LaTia tells us about her stillborn baby girl. Holly takes notes with a specially adapted laptop, having lost her eyesight nearly ten years ago. John says his son, who died eight years ago, would have just had his 27th birthday.
Was it car accidents? Genetic disease? No and no. The thirty or so people attending this conference are survivors of an adverse medical event: LaTia was given someone else's medication while pregnant; Holly woke up blind after a slip of the surgeon's scalpel, and John's son died in a Texas hospital after misdiagnosis and miscommunication by his doctors. Each could recite the date of the Event as easily as their own name; each is finding a way to go forward after a sudden and preventable event left them forever damaged.
Damaged, but not broken.
We are all invited here by Consumer's Union. It is a non-profit organization, a branch of Consumer Reports, working to change laws and forge tactics that will keep patients safer from medical harm. We are a diverse bunch; a NASA scientist; a couple of RNs, a college law professor, a landscape contractor. We network, we comfort, we share our triumphs and discuss our hurdles. We know that 99,000 people a year die of hospital-acquired infections that are largely preventable; and that some 98,000 people die each year of medical error, but when we tell our stories to others (even when they ask), we can see the thought running through their heads: Oh, that's terrible; but I'm sure it's unusual. The doctor must have been a bad one. Hospitals are pretty safe overall. We want to shake them, make them ask questions, help them avoid the heartache of a loss that can't be undone. And so at this conference we decide that two of our goals are increasing public awareness and drafting a Patient's Bill of Rights (at last! It's been John's mission for the last several years).
I leave the conference energized, and certain of two things: one, that there is more strength and inspiration in this group of survivors than they can possibly give themselves credit for. Witness Holly, who after losing her eyesight, went back to school and got her Master's degree and does rehabilitation counseling. Or Alicia (dear, warm Alicia) who spent the last four years dealing with a gaping wound in her abdomen following a bout of necrotizing fasciitis (flesh-eating disease) after routine surgery. She nearly died - but spent her darkest days comforting her family and her nurses, and maintains a joy and humor as humbling as it is inspiring. Or Patty, whose only child had needless brain surgery that left him quadriplegic and needing 24-hour care...for three heartbreaking years. After his death, Patty founded an advocacy group that brought doctors and hospitals to the table, all working toward a common goal of improving the situation for others. Remarkable work, and it continues...but the warmth and compassion that make her such a successful broker of consensus is missing its rightful mark. She has no child to love. She shows me a heart-wrenching film of her son's story, a painstaking recounting of the mistakes that were made. Through my tears I commend her for helping create this powerful educational tool, that will be used by hospitals and care teams around the country, and for turning her son's death into something so meaningful. Normally, she responds in the affirmative. She has accepted awards for her patient advocacy and has said all the right things. However, tonight, she is a mother bereft, and the public face dissolves. "All I want is my son. I want grandchildren. And I will never have them." It is almost too painful to bear.
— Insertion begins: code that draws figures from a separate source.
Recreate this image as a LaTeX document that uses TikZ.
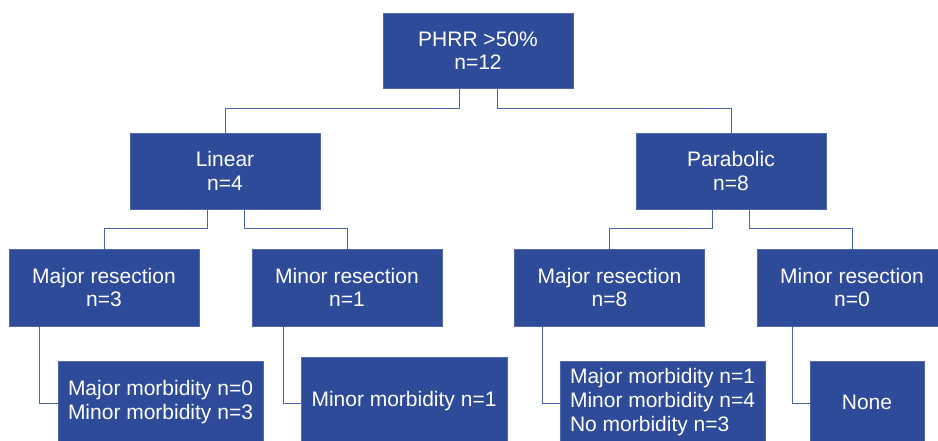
\documentclass[tikz,border=0pt]{standalone}
\usepackage{fontspec}
\setmainfont{Liberation Sans}
\definecolor{boxblue}{HTML}{2E4B9A}
\definecolor{edgeblue}{HTML}{4F67AE}
\definecolor{lineblue}{HTML}{4A63AC}
\begin{document}
\begin{tikzpicture}[x=1pt,y=1pt,
  box/.style={fill=boxblue, draw=edgeblue, line width=0.6pt, inner sep=0pt,
    align=center, text=white, minimum width=190pt, minimum height=76pt,
    font=\fontsize{21}{23.5}\selectfont},
  conn/.style={draw=lineblue, line width=1pt}]
\useasboundingbox (0,0) rectangle (938,-441);
\clip (0,0) rectangle (938,-441);
% level 0
\node[box, minimum height=75pt] (top) at (478,-50.5) {PHRR >50\%\\n=12};
% level 1
\node[box] (lin) at (225,-171) {Linear\\n=4};
\node[box] (par) at (731,-171) {Parabolic\\n=8};
% level 2
\node[box, minimum height=77pt] (majL) at (104,-287.5) {Major resection\\n=3};
\node[box, minimum height=77pt] (minL) at (347,-287.5) {Minor resection\\n=1};
\node[box, minimum height=77pt] (majR) at (609.5,-287.5) {Major resection\\n=8};
\node[box, minimum height=77pt] (minR) at (852,-287.5) {Minor resection\\n=0};
% level 3
\node[box, align=left, minimum width=205pt, minimum height=82pt] (mA) at (160.5,-402) {Major morbidity n=0\\Minor morbidity n=3};
\node[box, minimum width=206pt, minimum height=88pt] (mB) at (404,-401) {\raisebox{-3pt}{Minor morbidity n=1}};
\node[box, align=left, minimum width=205pt, minimum height=82pt, font=\fontsize{21}{24}\selectfont] (mC) at (662.5,-402) {Major morbidity n=1\\Minor morbidity n=4\\No morbidity n=3};
\node[box, minimum width=114pt, minimum height=82pt] (mD) at (867,-402) {None};
% connectors
\draw[conn] ([xshift=-19pt]top.south) -- ++(0,-20) -| (lin.north);
\draw[conn] ([xshift=19pt]top.south) -- ++(0,-20) -| (par.north);
\draw[conn] ([xshift=-18pt]lin.south) -- ++(0,-19) -| (majL.north);
\draw[conn] ([xshift=19pt]lin.south) -- ++(0,-19) -| (minL.north);
\draw[conn] ([xshift=-19pt]par.south) -- ++(0,-19) -| (majR.north);
\draw[conn] ([xshift=18pt]par.south) -- ++(0,-19) -| (minR.north);
\draw[conn] ([xshift=-65pt]majL.south) |- ([yshift=-1pt]mA.west);
\draw[conn] ([xshift=-64pt]minL.south) |- ([yshift=-2pt]mB.west);
\draw[conn] ([xshift=-67.5pt]majR.south) |- ([yshift=-1pt]mC.west);
\draw[conn] ([xshift=-60pt]minR.south) |- ([yshift=-1pt]mD.west);
\end{tikzpicture}
\end{document}
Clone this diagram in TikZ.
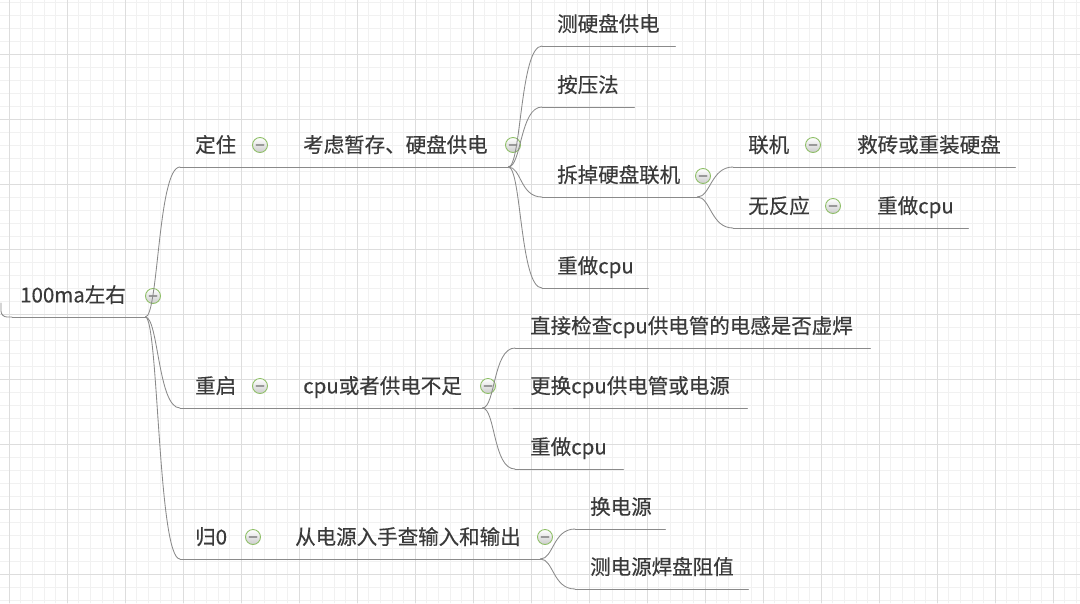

(There are so many remarkable people I learned from, and I hope to write more about them in the days ahead. I have not yet asked if I can use their full names, stories, or link their websites, but you know who you are - so let me know how you feel about this.)
Which brings me to the second thing I am certain of: there is so much collateral damage from these deaths and injuries, so many families that would do anything if they could just get a "re-do". Which of course they can't. The pain living inside some of these people is still raw and rampant; in others it's like scar tissue, thich and toughened. There is much healing that needs to be done, so that these lives can continue as fully and richly as their lost loved ones would want for them.
So, I left the conference determined to start a blog. Maybe because Patty said she felt I understood her pain (even though as a mother of three, I can barely touch the edges of imagining her loss). Maybe because I saw how sharing time together in this community - even for a few days - helped us all feel, known, seen, and listened to. Maybe that's all some of us really want - to be sincerely told "Yes, it's terrible. Yes, it was wrong. And I am so sorry."
I decided this blog would be about healing...about striving for the positive, the affirmative, the optimistic thoughts that comfort you and help or helped you heal following your adverse event. So I ask you - what keeps you going? Or gets you out of bed? Or helps you stay sane? Did you have a day-to-day strategy? Did someone in particular help you, or just be there for you? Did you have a caregiver who went out of their way to help and comfort you? A doctor or nurse that called late at night to make sure you were OK? A friend who knew just what to say or do at just the right moment?
Hoping you'll share. And hoping we can help each other make things a little better.